Taktik “jangan biarkan musuh bernapas”
Dua faktor di atas: (1) stok combatan yang siap tempur dan (2) melaksanakan sabda Khalifah, semuanya terpenuhi di Indonesia saat ini, dan jumlahnya lebih dari cukup untuk menerapkan taktik: jangan biarkan musuh bernapas.
Sebagai perbandingan, salah satu “keunggulan” IS di banding Al-Qaeda adalah ritme serangan yang tinggi. Bagi IS, pola dan taktik Al-Qaeda terkesan terlalu selektif memilih target terornya, dan interval antara satu serangan dengan serangan berikutnya terlalu lama.
IS mengubah taktik itu dengan pola serangan yang seintens mungkin, dalam rangka menerapkan taktik: jangan biarkan musuhmu bernapas.
Berdasarkan data rekapitulasi tahunan aksi teror di Irak saja, IS rata-rata melakukan 2 sampai 3 aksi teror setiap hari, dalam berbagai bentuk, terutama penembakan dan bom bunuh diri, baik dilakukan secara simultan ataupun terpisah.
Konsekuensi dari serangan dengan ritme tinggi ini adalah kualitas serangan tidak menjadi pertimbangan utama. Yang penting ada pelaku yang siap mental menjadi eksekutor, lalu dilatih secukupnya cara menggunakan senjata, terus dikirim ke target, dipasangi bom rompi, dan aksi pun berlangsung. Kira-kira itulah yang terjadi dalam serangan di Sarinah Thamrin kemarin, yang konon kurang berkualitas.
Always on red-alert
Dan kalau pola serangan selanjutnya diperkirakan akan menggunakan taktik serangan Sarinah Thamrin, yang sama dengan Teror Paris, berarti semua komponen bangsa ini – from now on – harus menyiapkan mental untuk senantiasa dalam keadaan siaga-1.
Lebih dari itu, kita mungkin harus merevisi ulang semua taktik dan metode pengamanan ruang-ruang publik di setiap kota di Indonesia, dalam rangka mengantisipasi aksi teror. Salah satu alternatifnya memang adalah meningkatkan kuantitas gelar pasukan, yang tampak di ruang-ruang publik, dengan segala konsekuensi ketidaknyamanannya. Itu yang dilakukan oleh Pemerintah Perancis paska Teror Paris 13 Nopember 2015.

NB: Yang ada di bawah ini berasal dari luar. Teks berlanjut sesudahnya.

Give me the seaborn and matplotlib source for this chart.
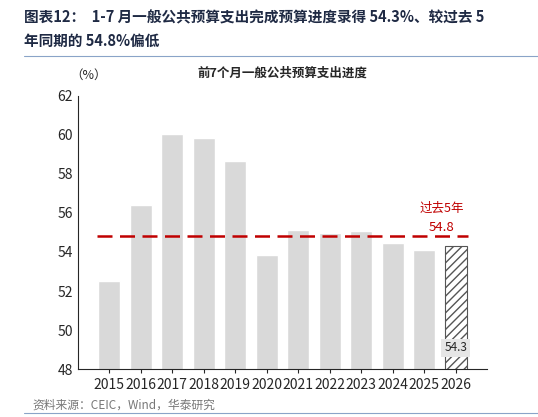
import matplotlib
matplotlib.use("Agg")
import matplotlib.pyplot as plt
import seaborn as sns
import pandas as pd

years = ["2015","2016","2017","2018","2019","2020","2021","2022","2023","2024","2025","2026"]
values = [52.5, 56.4, 60.05, 59.85, 58.65, 53.85, 55.15, 54.95, 55.1, 54.45, 54.1, 54.3]
avg5 = 54.8

sns.set_style("white")
plt.rcParams['font.family'] = ['Noto Sans CJK SC', 'DejaVu Sans']
plt.rcParams['hatch.color'] = '#aaaaaa'

fig = plt.figure(figsize=(5.38, 4.17), dpi=100)
ax = fig.add_axes([0.145, 0.115, 0.76, 0.655])
df = pd.DataFrame({"year": years, "v": values})
sns.barplot(data=df, x="year", y="v", color="#d9d9d9", width=0.7, ax=ax, saturation=1)
last = ax.patches[-1]
last.set_facecolor("white"); last.set_edgecolor("#555555"); last.set_hatch("////"); last.set_linewidth(0.8)
ax.set_ylim(48, 62)
ax.set_yticks(range(48, 63, 2))
ax.set_xlabel(""); ax.set_ylabel("")
ax.plot([-0.4, 11.4], [avg5, avg5], color="#c00000", lw=1.8, ls=(0, (6, 3)))
ax.text(10.55, 56.05, "过去5年", color="#c00000", fontsize=9, ha="center")
ax.text(10.55, 55.1, f"{avg5}", color="#c00000", fontsize=9.5, ha="center")
ax.text(11, 48.9, f"{values[-1]}", fontsize=8.5, ha="center",
        bbox=dict(facecolor="#e6e6e6", edgecolor="none", pad=2))
for s in ["top", "right"]:
    ax.spines[s].set_visible(False)
ax.tick_params(axis="both", labelsize=10, length=0)
ax.tick_params(axis="x", length=3, direction="out", bottom=True)
ax.set_title("前7个月一般公共预算支出进度", fontsize=9, fontweight="bold", pad=14)
fig.text(0.13, 0.81, "（%）", fontsize=9)
fig.text(0.045, 0.945, "图表12：  1-7 月一般公共预算支出完成预算进度录得 54.3%、较过去 5", fontsize=10.5, fontweight="bold", color="#1f2a44")
fig.text(0.045, 0.89, "年同期的 54.8%偏低", fontsize=10.5, fontweight="bold", color="#1f2a44")
fig.add_artist(plt.Line2D([0.045, 1.0], [0.865, 0.865], color="#8aa4c8", lw=0.8))
fig.add_artist(plt.Line2D([0.045, 1.0], [0.01, 0.01], color="#8aa4c8", lw=0.8))
fig.text(0.06, 0.02, "资料来源：CEIC，Wind，华泰研究", fontsize=8.5, color="#777777")
fig.savefig("out.png", dpi=100)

Kalau sangat sulit melacak waktu dan lokasi aksi teror (seperti diakui Menko Polhukam Luhut Panjaitan dan Kapolri Badruddin Haiti), maka upaya minimal yang dapat dilakukan adalah mempersempit ruang atau kesempatan bagi pelaku untuk melakukan aksinya, dengan cara menciptakan kesadaran semua pihak tentang perlunya terlibat aktif mencegah aksi teror, di mana pun dan kapan pun.
Intinya, melimpahkan sepenuhnya tugas pengamanan warga kepada aparat keamanan, sudah tidak memadai lagi. Semua komponen dan lini sosial harus terlibat secara aktif.